Brokers like C shares because they charge 1% of assets annually, as allowed by the Securities and Exchange Commission’s rule 12(b)1, and lock in an annual revenue stream.

happy trails

A shares, by comparison, typically charge 4% or more up front plus 0.25% in 12(b)1 fees. The 12(b)1 fees on B shares are higher until the broker’s commission has been recouped, then they are reduced to 0.25% generally.

The downside for investors is that those who hold the shares for the long term will end up paying much more over time than those who invested in the other classes of shares. For brokers, the break-even point for a level-load fund is four years. And investors who stay with a mutual fund for less than eight years are likely to reap benefits without paying through the nose.

While the investment seems to be winning over some brokers, it has met with some resistance too.

“It was tough to get brokers to sell these, especially young brokers if they don’t have a big book of business,” Mr. Brown explains. “They need the upfront fees.”

But brokers who have been in the business for some time seem to be more amenable to the idea and have found C shares an added boon because they provide a steady revenue stream, says Mr. Brown, a former broker with Salomon Smith Barney Inc.

“In the long run, beyond five years, it pays a financial adviser more money, assuming a certain rate of return,” says Christopher Davis, a financial planner with First Union Securities in Charlotte, N.C.

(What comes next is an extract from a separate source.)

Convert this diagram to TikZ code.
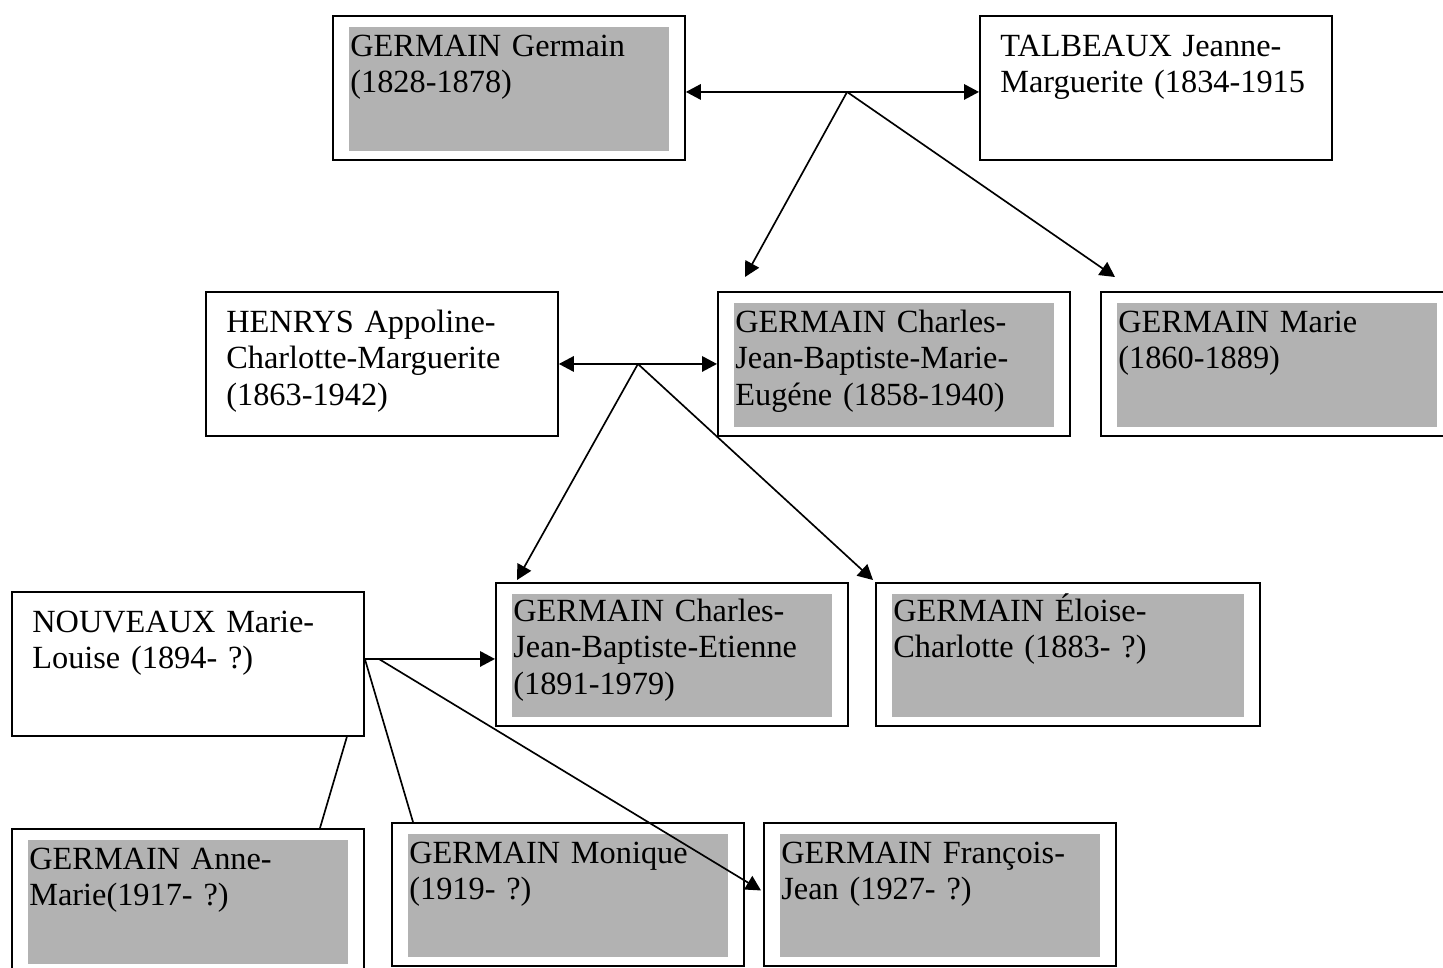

Mr. Davis says he has seen increasing interest in level loads from clients who want to try new specialty funds like Internet portfolios and don’t want to be locked in for a long time.

Not surprisingly, Legg Mason Funds, which offer almost exclusively C shares that charge a 1% annual fee for stock portfolios and 0.5% for bond funds, has benefited most from the recent trend.

“It puts brokers and clients on the same side of the table,” says Talbot Daley, director of marketing for the unit of Baltimore-based Legg Mason Inc. Legg Mason Wood Walker Inc., the funds’ regional brokerage affiliate, has a sales force of almost 1,200.

like a level load field

Clients like level loads because brokers make more money when the fund goes up and they don’t make as much if the funds go down and assets slip, Mr. Daley says.

From the broker’s perspective, pushing C shares is a way to compete with no-load funds and the rise of low-cost online transactions. “Psychologically, clients are more able to accept the no-commission structure,” Mr. Daley says.

Even though this year has been a relatively good one for C shares, FRC’s Mr. Brown wonders how well they can compete with the wrap-fee products they so much resemble. Investors may opt for wrap-free programs that go beyond just mutual funds.

That’s the goal brokers should strive for anyway, Mr. Daley says. “Assets will stay from the performance of the fund and from the service given to the client by the broker.”